Return each line of the data below verbatim; pictures are to be left out.
-------------------------
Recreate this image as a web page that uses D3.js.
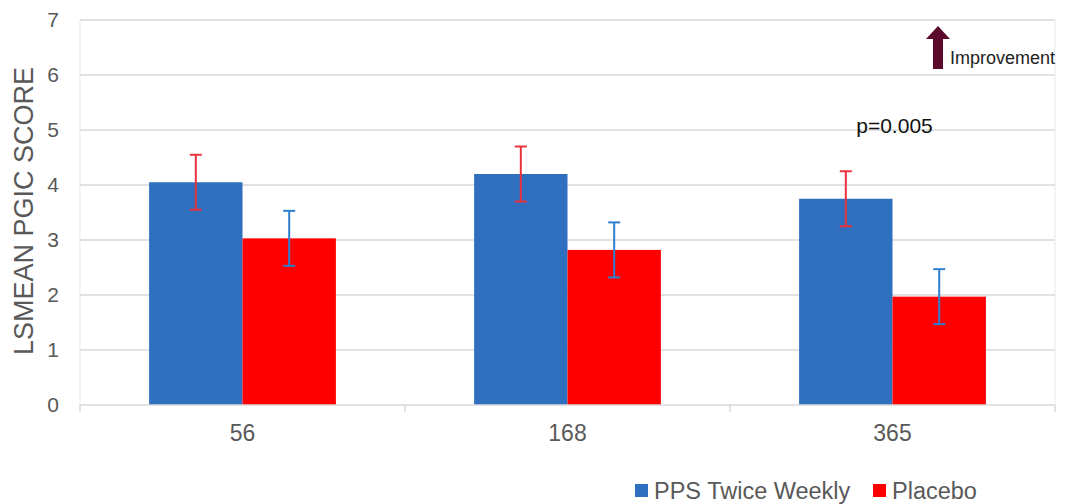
<!DOCTYPE html>
<html>
<head>
<meta charset="utf-8">
<script src="https://cdn.jsdelivr.net/npm/d3@7"></script>
<style>
  body { margin: 0; background: #fff; }
  svg { font-family: "Liberation Sans", Arial, sans-serif; }
</style>
</head>
<body>
<svg></svg>
<script>
// chart data
const days = ["56", "168", "365"];
const ppsValues = [4.05, 4.2, 3.75];
const placeboValues = [3.03, 2.82, 1.97];
const ppsErrors = [0.5, 0.5, 0.5];
const placeboErrors = [0.5, 0.5, 0.5];
const yTicks = [0, 1, 2, 3, 4, 5, 6, 7];
const seriesNames = ["PPS Twice Weekly", "Placebo"];

const width = 1070;
const height = 504;
const plotLeft = 80, plotRight = 1055, plotTop = 20, plotBottom = 405;

const blue = "#2e6fbf";
const red = "#ff0000";
const errOnBlue = "#e8323c";
const errOnRed = "#2f7fd0";
const textGray = "#595959";

const svg = d3.select("svg")
    .attr("width", width)
    .attr("height", height);

// scales
const xScale = d3.scaleBand()
    .domain(days)
    .range([plotLeft, plotRight]);

const inner = d3.scaleBand()
    .domain([0, 1])
    .range([0, xScale.bandwidth()])
    .paddingOuter(0.74);

const yScale = d3.scaleLinear()
    .domain([0, 7])
    .range([plotBottom, plotTop]);

// light frame lines on the sides
svg.append("line")
    .attr("x1", plotLeft).attr("x2", plotLeft)
    .attr("y1", plotTop).attr("y2", plotBottom)
    .attr("stroke", "#eef2f2").attr("stroke-width", 1.5);
svg.append("line")
    .attr("x1", plotRight).attr("x2", plotRight)
    .attr("y1", plotTop).attr("y2", plotBottom)
    .attr("stroke", "#eef2f2").attr("stroke-width", 1.5);

// gridlines
svg.append("g")
    .selectAll("line")
    .data(yTicks.slice(1))
    .enter()
    .append("line")
    .attr("x1", plotLeft)
    .attr("x2", plotRight)
    .attr("y1", d => yScale(d))
    .attr("y2", d => yScale(d))
    .attr("stroke", "#d9d9d9")
    .attr("stroke-width", 1.5);

// y axis labels
const yAxis = d3.axisLeft(yScale)
    .tickValues(yTicks)
    .tickFormat(d3.format("d"))
    .tickSize(0)
    .tickPadding(21);
const yG = svg.append("g")
    .attr("transform", `translate(${plotLeft},0)`)
    .call(yAxis);
yG.select(".domain").remove();
yG.selectAll("text")
    .attr("fill", textGray)
    .style("font-size", "21px");

// y axis title
svg.append("text")
    .attr("transform", `translate(33,211) rotate(-90)`)
    .attr("text-anchor", "middle")
    .attr("fill", textGray)
    .style("font-size", "27px")
    .text("LSMEAN PGIC SCORE");

// x axis
const xAxis = d3.axisBottom(xScale).tickSize(0).tickPadding(20);
const xG = svg.append("g")
    .attr("transform", `translate(0,${plotBottom})`)
    .call(xAxis);
xG.select(".domain").remove();
xG.selectAll("text")
    .attr("fill", textGray)
    .style("font-size", "23px");

// bars
const groups = svg.append("g")
    .selectAll("g")
    .data(days)
    .enter()
    .append("g")
    .attr("transform", d => `translate(${xScale(d)},0)`);

groups.append("rect")
    .attr("x", inner(0))
    .attr("width", inner.bandwidth())
    .attr("y", (d, i) => yScale(ppsValues[i]))
    .attr("height", (d, i) => plotBottom - yScale(ppsValues[i]))
    .attr("fill", blue);

groups.append("rect")
    .attr("x", inner(1))
    .attr("width", inner.bandwidth())
    .attr("y", (d, i) => yScale(placeboValues[i]))
    .attr("height", (d, i) => plotBottom - yScale(placeboValues[i]))
    .attr("fill", red);

// error bars
function errorBar(sel, idx, values, errors, color) {
    const cx = inner(idx) + inner.bandwidth() / 2;
    const g = sel.append("g").attr("stroke", color).attr("stroke-width", 2);
    g.append("line")
        .attr("x1", cx).attr("x2", cx)
        .attr("y1", (d, i) => yScale(values[i] + errors[i]))
        .attr("y2", (d, i) => yScale(values[i] - errors[i]));
    g.append("line")
        .attr("x1", cx - 6).attr("x2", cx + 6)
        .attr("y1", (d, i) => yScale(values[i] + errors[i]))
        .attr("y2", (d, i) => yScale(values[i] + errors[i]));
    g.append("line")
        .attr("x1", cx - 6).attr("x2", cx + 6)
        .attr("y1", (d, i) => yScale(values[i] - errors[i]))
        .attr("y2", (d, i) => yScale(values[i] - errors[i]));
}
errorBar(groups, 0, ppsValues, ppsErrors, errOnBlue);
errorBar(groups, 1, placeboValues, placeboErrors, errOnRed);

// x axis line and ticks (drawn over bars)
svg.append("line")
    .attr("x1", plotLeft).attr("x2", plotRight)
    .attr("y1", plotBottom).attr("y2", plotBottom)
    .attr("stroke", "#d9d9d9").attr("stroke-width", 1.5);
svg.append("g")
    .selectAll("line")
    .data(days.concat(["end"]))
    .enter()
    .append("line")
    .attr("x1", (d, i) => i < days.length ? xScale(d) : plotRight)
    .attr("x2", (d, i) => i < days.length ? xScale(d) : plotRight)
    .attr("y1", plotBottom)
    .attr("y2", plotBottom + 7)
    .attr("stroke", "#d9d9d9").attr("stroke-width", 1.5);

// p-value annotation
svg.append("text")
    .attr("x", xScale("365") + xScale.bandwidth() / 2 + 2)
    .attr("y", 133)
    .attr("text-anchor", "middle")
    .attr("fill", "#111")
    .style("font-size", "21px")
    .text("p=0.005");

// improvement arrow
const arrow = svg.append("g").attr("fill", "#5c0a2c");
arrow.append("path")
    .attr("d", "M938,26 L950,39 L943,39 L943,69 L933,69 L933,39 L926,39 Z");
svg.append("text")
    .attr("x", 950)
    .attr("y", 64)
    .attr("fill", "#222")
    .style("font-size", "18px")
    .text("Improvement");

// legend
const legend = svg.append("g");
const legendX = [635, 873];
const legendColors = [blue, red];
seriesNames.forEach((name, i) => {
    legend.append("rect")
        .attr("x", legendX[i])
        .attr("y", 484)
        .attr("width", 13)
        .attr("height", 13)
        .attr("fill", legendColors[i]);
    legend.append("text")
        .attr("x", legendX[i] + 19)
        .attr("y", 499)
        .attr("fill", textGray)
        .style("font-size", "23.5px")
        .text(name);
});
</script>
</body>
</html>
-------------------------
§ RESULT FOR THIS EXERCISE:
Recreate this image as a web page that uses D3.js.
<!DOCTYPE html>
<html>
<head>
<meta charset="utf-8">
<script src="https://cdn.jsdelivr.net/npm/d3@7"></script>
<style>
  body { margin: 0; background: #fff; }
  svg { font-family: "Liberation Sans", Arial, sans-serif; }
</style>
</head>
<body>
<svg></svg>
<script>
// chart data
const days = ["56", "168", "365"];
const ppsValues = [4.05, 4.2, 3.75];
const placeboValues = [3.03, 2.82, 1.97];
const ppsErrors = [0.5, 0.5, 0.5];
const placeboErrors = [0.5, 0.5, 0.5];
const yTicks = [0, 1, 2, 3, 4, 5, 6, 7];
const seriesNames = ["PPS Twice Weekly", "Placebo"];

const width = 1070;
const height = 504;
const plotLeft = 80, plotRight = 1055, plotTop = 20, plotBottom = 405;

const blue = "#2e6fbf";
const red = "#ff0000";
const errOnBlue = "#e8323c";
const errOnRed = "#2f7fd0";
const textGray = "#595959";

const svg = d3.select("svg")
    .attr("width", width)
    .attr("height", height);

// scales
const xScale = d3.scaleBand()
    .domain(days)
    .range([plotLeft, plotRight]);

const inner = d3.scaleBand()
    .domain([0, 1])
    .range([0, xScale.bandwidth()])
    .paddingOuter(0.74);

const yScale = d3.scaleLinear()
    .domain([0, 7])
    .range([plotBottom, plotTop]);

// light frame lines on the sides
svg.append("line")
    .attr("x1", plotLeft).attr("x2", plotLeft)
    .attr("y1", plotTop).attr("y2", plotBottom)
    .attr("stroke", "#eef2f2").attr("stroke-width", 1.5);
svg.append("line")
    .attr("x1", plotRight).attr("x2", plotRight)
    .attr("y1", plotTop).attr("y2", plotBottom)
    .attr("stroke", "#eef2f2").attr("stroke-width", 1.5);

// gridlines
svg.append("g")
    .selectAll("line")
    .data(yTicks.slice(1))
    .enter()
    .append("line")
    .attr("x1", plotLeft)
    .attr("x2", plotRight)
    .attr("y1", d => yScale(d))
    .attr("y2", d => yScale(d))
    .attr("stroke", "#d9d9d9")
    .attr("stroke-width", 1.5);

// y axis labels
const yAxis = d3.axisLeft(yScale)
    .tickValues(yTicks)
    .tickFormat(d3.format("d"))
    .tickSize(0)
    .tickPadding(21);
const yG = svg.append("g")
    .attr("transform", `translate(${plotLeft},0)`)
    .call(yAxis);
yG.select(".domain").remove();
yG.selectAll("text")
    .attr("fill", textGray)
    .style("font-size", "21px");

// y axis title
svg.append("text")
    .attr("transform", `translate(33,211) rotate(-90)`)
    .attr("text-anchor", "middle")
    .attr("fill", textGray)
    .style("font-size", "27px")
    .text("LSMEAN PGIC SCORE");

// x axis
const xAxis = d3.axisBottom(xScale).tickSize(0).tickPadding(20);
const xG = svg.append("g")
    .attr("transform", `translate(0,${plotBottom})`)
    .call(xAxis);
xG.select(".domain").remove();
xG.selectAll("text")
    .attr("fill", textGray)
    .style("font-size", "23px");

// bars
const groups = svg.append("g")
    .selectAll("g")
    .data(days)
    .enter()
    .append("g")
    .attr("transform", d => `translate(${xScale(d)},0)`);

groups.append("rect")
    .attr("x", inner(0))
    .attr("width", inner.bandwidth())
    .attr("y", (d, i) => yScale(ppsValues[i]))
    .attr("height", (d, i) => plotBottom - yScale(ppsValues[i]))
    .attr("fill", blue);

groups.append("rect")
    .attr("x", inner(1))
    .attr("width", inner.bandwidth())
    .attr("y", (d, i) => yScale(placeboValues[i]))
    .attr("height", (d, i) => plotBottom - yScale(placeboValues[i]))
    .attr("fill", red);

// error bars
function errorBar(sel, idx, values, errors, color) {
    const cx = inner(idx) + inner.bandwidth() / 2;
    const g = sel.append("g").attr("stroke", color).attr("stroke-width", 2);
    g.append("line")
        .attr("x1", cx).attr("x2", cx)
        .attr("y1", (d, i) => yScale(values[i] + errors[i]))
        .attr("y2", (d, i) => yScale(values[i] - errors[i]));
    g.append("line")
        .attr("x1", cx - 6).attr("x2", cx + 6)
        .attr("y1", (d, i) => yScale(values[i] + errors[i]))
        .attr("y2", (d, i) => yScale(values[i] + errors[i]));
    g.append("line")
        .attr("x1", cx - 6).attr("x2", cx + 6)
        .attr("y1", (d, i) => yScale(values[i] - errors[i]))
        .attr("y2", (d, i) => yScale(values[i] - errors[i]));
}
errorBar(groups, 0, ppsValues, ppsErrors, errOnBlue);
errorBar(groups, 1, placeboValues, placeboErrors, errOnRed);

// x axis line and ticks (drawn over bars)
svg.append("line")
    .attr("x1", plotLeft).attr("x2", plotRight)
    .attr("y1", plotBottom).attr("y2", plotBottom)
    .attr("stroke", "#d9d9d9").attr("stroke-width", 1.5);
svg.append("g")
    .selectAll("line")
    .data(days.concat(["end"]))
    .enter()
    .append("line")
    .attr("x1", (d, i) => i < days.length ? xScale(d) : plotRight)
    .attr("x2", (d, i) => i < days.length ? xScale(d) : plotRight)
    .attr("y1", plotBottom)
    .attr("y2", plotBottom + 7)
    .attr("stroke", "#d9d9d9").attr("stroke-width", 1.5);

// p-value annotation
svg.append("text")
    .attr("x", xScale("365") + xScale.bandwidth() / 2 + 2)
    .attr("y", 133)
    .attr("text-anchor", "middle")
    .attr("fill", "#111")
    .style("font-size", "21px")
    .text("p=0.005");

// improvement arrow
const arrow = svg.append("g").attr("fill", "#5c0a2c");
arrow.append("path")
    .attr("d", "M938,26 L950,39 L943,39 L943,69 L933,69 L933,39 L926,39 Z");
svg.append("text")
    .attr("x", 950)
    .attr("y", 64)
    .attr("fill", "#222")
    .style("font-size", "18px")
    .text("Improvement");

// legend
const legend = svg.append("g");
const legendX = [635, 873];
const legendColors = [blue, red];
seriesNames.forEach((name, i) => {
    legend.append("rect")
        .attr("x", legendX[i])
        .attr("y", 484)
        .attr("width", 13)
        .attr("height", 13)
        .attr("fill", legendColors[i]);
    legend.append("text")
        .attr("x", legendX[i] + 19)
        .attr("y", 499)
        .attr("fill", textGray)
        .style("font-size", "23.5px")
        .text(name);
});
</script>
</body>
</html>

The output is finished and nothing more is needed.